Monday, April 1, 2019

Dear Great Book Guru, Last weekend we attended the annual North American Barbara Pym Conference in Cambridge, Massachusetts. As always, it was a great time to catch up on all things Pym with dinners, lectures, and - of course - catching up with fellow Pymians from around the world. This year the featured novel was CRAMPTON HODNET. I know you’re a longtime fan of Barbara Pym. Where would you rank this novel? A Passionate Reader of Pym

Dear Passionate Reader of Pym,  Barbara Pym (1913-1980) wrote twelve books - any of which I would heartily recommend - but I must admit CRAMPTON HODNET is a huge favorite of mine.
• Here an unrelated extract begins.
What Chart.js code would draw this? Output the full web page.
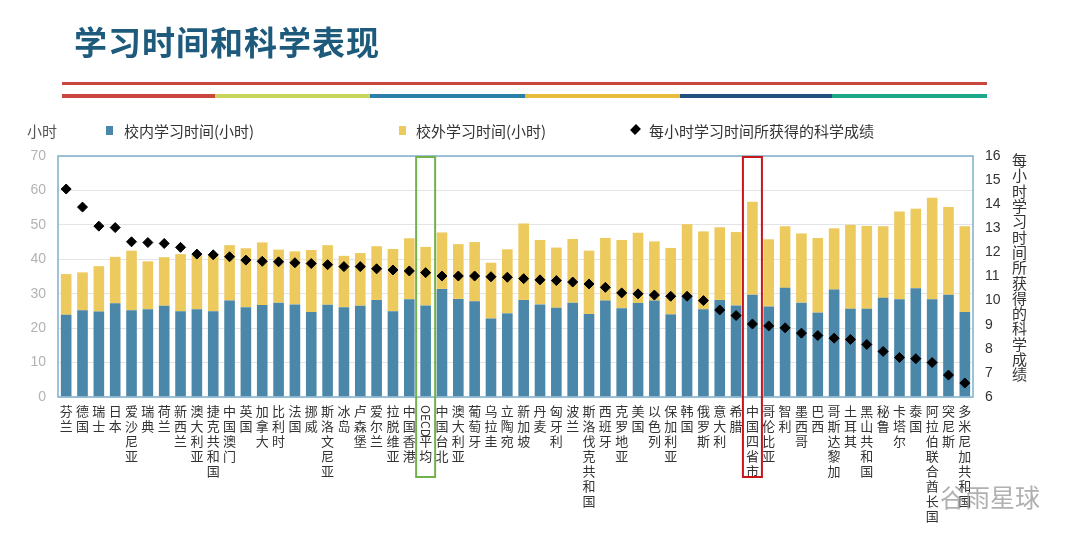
<!DOCTYPE html>
<html><head><meta charset="utf-8">
<script src="https://cdn.jsdelivr.net/npm/chart.js@4/dist/chart.umd.min.js"></script>
<style>
html,body{margin:0;padding:0;background:#fff;width:1080px;height:543px;overflow:hidden;font-family:"Noto Sans CJK SC","Noto Sans",sans-serif;}
#wrap{position:relative;width:1080px;height:543px;}
#c{position:absolute;left:0;top:0;}
.abs{position:absolute;white-space:nowrap;}
#title{left:74px;top:17px;font-size:33px;font-weight:bold;color:#1d5a7c;letter-spacing:1px;}
.line{position:absolute;height:4px;}
.leg{top:120px;font-size:15px;color:#333;}
.sq{position:absolute;width:7px;height:9px;}
#ytitle{left:1011px;top:153px;font-size:15px;color:#333;writing-mode:vertical-rl;text-orientation:upright;line-height:16px;letter-spacing:0.3px;}
#wm{left:940px;top:478px;font-size:25px;color:rgba(150,150,150,0.75);}
</style></head>
<body><div id="wrap">
<canvas id="c" width="1080" height="543"></canvas>
<div id="title" class="abs">学习时间和科学表现</div>
<div class="line" style="left:62px;top:82px;width:925px;height:3px;background:#c9473e;"></div>
<div class="line" style="left:62px;top:94px;width:153px;background:#c9473e;"></div>
<div class="line" style="left:215px;top:94px;width:155px;background:#c8d75c;"></div>
<div class="line" style="left:370px;top:94px;width:155px;background:#2b80aa;"></div>
<div class="line" style="left:525px;top:94px;width:155px;background:#e8bb3c;"></div>
<div class="line" style="left:680px;top:94px;width:152px;background:#1f5280;"></div>
<div class="line" style="left:832px;top:94px;width:155px;background:#1ea98b;"></div>
<div class="abs leg" style="left:27px;color:#555;">小时</div>
<div class="sq" style="left:106px;top:126px;background:#4a87a8;"></div>
<div class="abs leg" style="left:124px;">校内学习时间(小时)</div>
<div class="sq" style="left:399px;top:126px;background:#ecca5e;"></div>
<div class="abs leg" style="left:416px;">校外学习时间(小时)</div>
<div class="abs" style="left:632px;top:126px;width:7px;height:7px;background:#000;transform:rotate(45deg) scaleY(1.2);"></div>
<div class="abs leg" style="left:649px;">每小时学习时间所获得的科学成绩</div>
<div id="ytitle" class="abs">每小时学习时间所获得的科学成绩</div>
<div id="wm" class="abs">谷雨星球</div>
</div>
<script>
const categories = ["芬兰","德国","瑞士","日本","爱沙尼亚","瑞典","荷兰","新西兰","澳大利亚","捷克共和国","中国澳门","英国","加拿大","比利时","法国","挪威","斯洛文尼亚","冰岛","卢森堡","爱尔兰","拉脱维亚","中国香港","OECD平均","中国台北","澳大利亚","葡萄牙","乌拉圭","立陶宛","新加坡","丹麦","匈牙利","波兰","斯洛伐克共和国","西班牙","克罗地亚","美国","以色列","保加利亚","韩国","俄罗斯","意大利","希腊","中国四省市","哥伦比亚","智利","墨西哥","巴西","哥斯达黎加","土耳其","黑山共和国","秘鲁","卡塔尔","泰国","阿拉伯联合酋长国","突尼斯","多米尼加共和国"];
const inSchoolHours = [23.9,25.2,24.8,27.2,25.2,25.5,26.5,24.9,25.5,24.9,28.0,26.1,26.7,27.4,26.9,24.7,26.8,26.1,26.5,28.2,24.9,28.4,26.6,31.4,28.5,27.8,22.8,24.3,28.2,26.9,25.9,27.4,24.1,28.0,25.8,27.3,28.0,24.0,29.7,25.5,28.2,26.6,29.7,26.3,31.7,27.4,24.5,31.2,25.6,25.6,28.8,28.4,31.6,28.4,29.7,24.7];
const outSchoolHours = [11.8,11.0,13.2,13.5,17.3,13.9,14.1,16.6,15.8,16.4,16.1,17.1,18.2,15.4,15.4,18.0,17.3,14.9,15.3,15.6,18.1,17.7,17.0,16.4,15.9,17.2,16.2,18.6,22.2,18.7,17.5,18.5,18.4,18.2,19.8,20.4,17.2,19.3,20.5,22.6,21.1,21.3,27.0,19.5,17.9,20.1,21.7,17.8,24.4,24.1,20.8,25.5,23.1,29.5,25.5,24.9];
const scorePerHour = [14.63,13.88,13.09,13.03,12.44,12.41,12.37,12.21,11.93,11.90,11.82,11.68,11.63,11.61,11.57,11.54,11.49,11.41,11.41,11.32,11.27,11.23,11.16,11.02,11.02,11.02,10.99,10.97,10.91,10.86,10.83,10.77,10.69,10.55,10.32,10.28,10.23,10.18,10.18,10.00,9.61,9.38,9.03,8.95,8.87,8.65,8.55,8.44,8.39,8.18,7.89,7.64,7.59,7.43,6.91,6.58];
const leftTicks = [0,10,20,30,40,50,60,70];
const rightTicks = [6,7,8,9,10,11,12,13,14,15,16];
const highlights = [{label:"OECD平均", color:"#72b24a"}, {label:"中国四省市", color:"#c8151b"}];
const latinPrefix = /^[A-Za-z]+/;

function tickLines(label){
  const m = label.match(latinPrefix);
  if (m) return ['', ''].concat(Array.from(label.slice(m[0].length)));
  return Array.from(label);
}

const frame = {
  id:'frame',
  afterDatasetsDraw(chart){
    const {ctx, chartArea:a, scales} = chart;
    ctx.save();
    ctx.strokeStyle = '#7fb0cb'; ctx.lineWidth = 1.5;
    ctx.strokeRect(a.left, a.top, a.right-a.left, a.bottom-a.top);
    highlights.forEach(h=>{
      const i = categories.indexOf(h.label);
      const x = scales.x.getPixelForValue(i);
      ctx.strokeStyle = h.color; ctx.lineWidth = 2;
      ctx.strokeRect(x-9.5, a.top+1, 19, 476 - a.top);
    });
    // rotated Latin prefix of tick labels (e.g. "OECD")
    categories.forEach((c,i)=>{
      const m = c.match(latinPrefix);
      if (!m) return;
      const x = scales.x.getPixelForValue(i);
      ctx.save();
      ctx.translate(x, a.bottom + 8);
      ctx.rotate(Math.PI/2);
      ctx.fillStyle = '#333';
      ctx.font = '12px "Noto Sans CJK SC"';
      ctx.textAlign = 'left'; ctx.textBaseline = 'middle';
      ctx.fillText(m[0], 0, 0);
      ctx.restore();
    });
    ctx.restore();
  }
};

new Chart(document.getElementById('c'), {
  data:{
    labels: categories,
    datasets:[
      {type:'line', label:'每小时学习时间所获得的科学成绩', data:scorePerHour, yAxisID:'y1', showLine:false,
       pointStyle:'rectRot', pointRadius:5, pointBackgroundColor:'#000', pointBorderColor:'#000', order:0},
      {type:'bar', label:'校内学习时间(小时)', data:inSchoolHours, backgroundColor:'#4a87a8', yAxisID:'y', stack:'s', order:1,
       barPercentage:0.65, categoryPercentage:1},
      {type:'bar', label:'校外学习时间(小时)', data:outSchoolHours, backgroundColor:'#ecca5e', yAxisID:'y', stack:'s', order:1,
       barPercentage:0.65, categoryPercentage:1}
    ]
  },
  options:{
    responsive:false, animation:false, devicePixelRatio:1,
    layout:{padding:{top:156,left:0,right:0,bottom:0}},
    plugins:{legend:{display:false}, tooltip:{enabled:false}},
    scales:{
      x:{stacked:true, grid:{display:false, drawTicks:false}, border:{display:false},
         ticks:{autoSkip:false, maxRotation:0, minRotation:0, padding:7, color:'#333',
                callback(v){ return tickLines(this.getLabelForValue(v)); },
                font:{family:'"Noto Sans CJK SC"', size:13, lineHeight:15/13}},
         afterFit(s){ s.height = 146; }},
      y:{stacked:true, position:'left', min:0, max:70,
         afterBuildTicks(s){ s.ticks = leftTicks.map(v=>({value:v})); },
         grid:{color:'#e4e4e4', lineWidth:1, drawTicks:false}, border:{display:false},
         ticks:{color:'#b3b3b3', padding:12, font:{family:'"Liberation Sans", Arial', size:14}},
         afterFit(s){ s.width = 58; }},
      y1:{position:'right', min:6, max:16,
         afterBuildTicks(s){ s.ticks = rightTicks.map(v=>({value:v})); },
         grid:{display:false, drawTicks:false}, border:{display:false},
         ticks:{color:'#333', padding:12, font:{family:'"Liberation Sans", Arial', size:14}},
         afterFit(s){ s.width = 107; }}
    }
  },
  plugins:[frame]
});
</script>
</body></html>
Set in Oxford with its ancient colleges and medieval rituals and written decades ago, the novel has a surprisingly modern tone. It is a very funny take on village life - a village peopled by quirky characters including pretentious professors, young romantics, philandering spouses, and interfering relatives. There are three intersecting plot lines: the middle-aged Frances Cleveland’s dalliance, the young Cleveland daughter's tryst with an insufferable future politician, and the lonely but very witty Jessie Morrow's passionless affair with a local clergyman (he forgets her name as he is proposing). Misread moments, tangled romances, and furtive escapades all make for a hilarious read. And yes… I see much of Sea Cliff Village life in this tale. Highly recommended!